Aim of the exercise
Retype the data below without altering anything.

------------------------------------------------

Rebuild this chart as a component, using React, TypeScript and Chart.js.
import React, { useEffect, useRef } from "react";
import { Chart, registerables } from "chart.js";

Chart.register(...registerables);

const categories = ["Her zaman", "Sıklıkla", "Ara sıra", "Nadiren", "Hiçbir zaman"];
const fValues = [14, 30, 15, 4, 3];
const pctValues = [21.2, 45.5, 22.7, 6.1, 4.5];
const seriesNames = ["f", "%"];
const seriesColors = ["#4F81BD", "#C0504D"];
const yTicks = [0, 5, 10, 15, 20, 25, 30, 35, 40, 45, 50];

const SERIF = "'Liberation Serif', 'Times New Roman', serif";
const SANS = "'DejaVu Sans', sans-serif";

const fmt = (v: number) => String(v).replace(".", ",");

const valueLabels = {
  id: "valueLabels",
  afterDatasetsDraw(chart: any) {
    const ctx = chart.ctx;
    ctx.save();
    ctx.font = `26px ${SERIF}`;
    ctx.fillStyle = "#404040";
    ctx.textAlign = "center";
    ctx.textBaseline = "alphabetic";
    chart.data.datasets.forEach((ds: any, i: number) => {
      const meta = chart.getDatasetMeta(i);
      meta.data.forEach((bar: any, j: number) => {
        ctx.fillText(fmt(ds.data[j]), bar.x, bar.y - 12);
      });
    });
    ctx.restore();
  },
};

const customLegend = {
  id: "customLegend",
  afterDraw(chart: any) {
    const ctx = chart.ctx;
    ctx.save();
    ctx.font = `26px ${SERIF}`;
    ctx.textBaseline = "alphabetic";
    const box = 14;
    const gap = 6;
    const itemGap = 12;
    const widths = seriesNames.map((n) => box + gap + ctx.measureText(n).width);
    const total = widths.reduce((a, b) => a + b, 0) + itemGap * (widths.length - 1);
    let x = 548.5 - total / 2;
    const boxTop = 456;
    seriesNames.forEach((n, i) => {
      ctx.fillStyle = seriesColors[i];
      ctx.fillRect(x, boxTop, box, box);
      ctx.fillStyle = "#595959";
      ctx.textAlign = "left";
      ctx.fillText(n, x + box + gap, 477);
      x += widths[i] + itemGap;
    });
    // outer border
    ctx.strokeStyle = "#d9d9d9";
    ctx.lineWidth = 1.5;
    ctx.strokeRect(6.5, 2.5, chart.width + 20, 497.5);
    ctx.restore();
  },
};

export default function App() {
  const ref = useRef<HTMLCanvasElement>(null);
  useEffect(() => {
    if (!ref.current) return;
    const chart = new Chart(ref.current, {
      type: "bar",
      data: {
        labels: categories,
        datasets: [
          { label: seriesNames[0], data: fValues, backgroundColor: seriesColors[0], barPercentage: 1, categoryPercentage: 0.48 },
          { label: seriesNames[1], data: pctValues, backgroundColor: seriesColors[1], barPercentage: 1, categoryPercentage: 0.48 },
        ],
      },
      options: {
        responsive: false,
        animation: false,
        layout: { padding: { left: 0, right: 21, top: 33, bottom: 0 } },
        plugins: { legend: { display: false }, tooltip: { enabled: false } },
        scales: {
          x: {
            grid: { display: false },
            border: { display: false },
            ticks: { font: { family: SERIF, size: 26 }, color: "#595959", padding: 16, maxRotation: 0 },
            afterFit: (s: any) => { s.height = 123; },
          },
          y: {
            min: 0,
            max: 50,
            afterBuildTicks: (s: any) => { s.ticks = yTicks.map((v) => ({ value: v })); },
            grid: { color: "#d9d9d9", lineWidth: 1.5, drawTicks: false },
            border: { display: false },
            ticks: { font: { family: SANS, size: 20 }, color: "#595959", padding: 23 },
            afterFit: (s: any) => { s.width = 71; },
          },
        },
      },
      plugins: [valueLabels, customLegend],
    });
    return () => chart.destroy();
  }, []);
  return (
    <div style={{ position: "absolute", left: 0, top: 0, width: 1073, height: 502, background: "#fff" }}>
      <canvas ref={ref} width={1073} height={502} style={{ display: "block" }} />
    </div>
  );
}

------------------------------------------------

Response for this exercise
Rebuild this chart as a component, using React, TypeScript and Chart.js.
import React, { useEffect, useRef } from "react";
import { Chart, registerables } from "chart.js";

Chart.register(...registerables);

const categories = ["Her zaman", "Sıklıkla", "Ara sıra", "Nadiren", "Hiçbir zaman"];
const fValues = [14, 30, 15, 4, 3];
const pctValues = [21.2, 45.5, 22.7, 6.1, 4.5];
const seriesNames = ["f", "%"];
const seriesColors = ["#4F81BD", "#C0504D"];
const yTicks = [0, 5, 10, 15, 20, 25, 30, 35, 40, 45, 50];

const SERIF = "'Liberation Serif', 'Times New Roman', serif";
const SANS = "'DejaVu Sans', sans-serif";

const fmt = (v: number) => String(v).replace(".", ",");

const valueLabels = {
  id: "valueLabels",
  afterDatasetsDraw(chart: any) {
    const ctx = chart.ctx;
    ctx.save();
    ctx.font = `26px ${SERIF}`;
    ctx.fillStyle = "#404040";
    ctx.textAlign = "center";
    ctx.textBaseline = "alphabetic";
    chart.data.datasets.forEach((ds: any, i: number) => {
      const meta = chart.getDatasetMeta(i);
      meta.data.forEach((bar: any, j: number) => {
        ctx.fillText(fmt(ds.data[j]), bar.x, bar.y - 12);
      });
    });
    ctx.restore();
  },
};

const customLegend = {
  id: "customLegend",
  afterDraw(chart: any) {
    const ctx = chart.ctx;
    ctx.save();
    ctx.font = `26px ${SERIF}`;
    ctx.textBaseline = "alphabetic";
    const box = 14;
    const gap = 6;
    const itemGap = 12;
    const widths = seriesNames.map((n) => box + gap + ctx.measureText(n).width);
    const total = widths.reduce((a, b) => a + b, 0) + itemGap * (widths.length - 1);
    let x = 548.5 - total / 2;
    const boxTop = 456;
    seriesNames.forEach((n, i) => {
      ctx.fillStyle = seriesColors[i];
      ctx.fillRect(x, boxTop, box, box);
      ctx.fillStyle = "#595959";
      ctx.textAlign = "left";
      ctx.fillText(n, x + box + gap, 477);
      x += widths[i] + itemGap;
    });
    // outer border
    ctx.strokeStyle = "#d9d9d9";
    ctx.lineWidth = 1.5;
    ctx.strokeRect(6.5, 2.5, chart.width + 20, 497.5);
    ctx.restore();
  },
};

export default function App() {
  const ref = useRef<HTMLCanvasElement>(null);
  useEffect(() => {
    if (!ref.current) return;
    const chart = new Chart(ref.current, {
      type: "bar",
      data: {
        labels: categories,
        datasets: [
          { label: seriesNames[0], data: fValues, backgroundColor: seriesColors[0], barPercentage: 1, categoryPercentage: 0.48 },
          { label: seriesNames[1], data: pctValues, backgroundColor: seriesColors[1], barPercentage: 1, categoryPercentage: 0.48 },
        ],
      },
      options: {
        responsive: false,
        animation: false,
        layout: { padding: { left: 0, right: 21, top: 33, bottom: 0 } },
        plugins: { legend: { display: false }, tooltip: { enabled: false } },
        scales: {
          x: {
            grid: { display: false },
            border: { display: false },
            ticks: { font: { family: SERIF, size: 26 }, color: "#595959", padding: 16, maxRotation: 0 },
            afterFit: (s: any) => { s.height = 123; },
          },
          y: {
            min: 0,
            max: 50,
            afterBuildTicks: (s: any) => { s.ticks = yTicks.map((v) => ({ value: v })); },
            grid: { color: "#d9d9d9", lineWidth: 1.5, drawTicks: false },
            border: { display: false },
            ticks: { font: { family: SANS, size: 20 }, color: "#595959", padding: 23 },
            afterFit: (s: any) => { s.width = 71; },
          },
        },
      },
      plugins: [valueLabels, customLegend],
    });
    return () => chart.destroy();
  }, []);
  return (
    <div style={{ position: "absolute", left: 0, top: 0, width: 1073, height: 502, background: "#fff" }}>
      <canvas ref={ref} width={1073} height={502} style={{ display: "block" }} />
    </div>
  );
}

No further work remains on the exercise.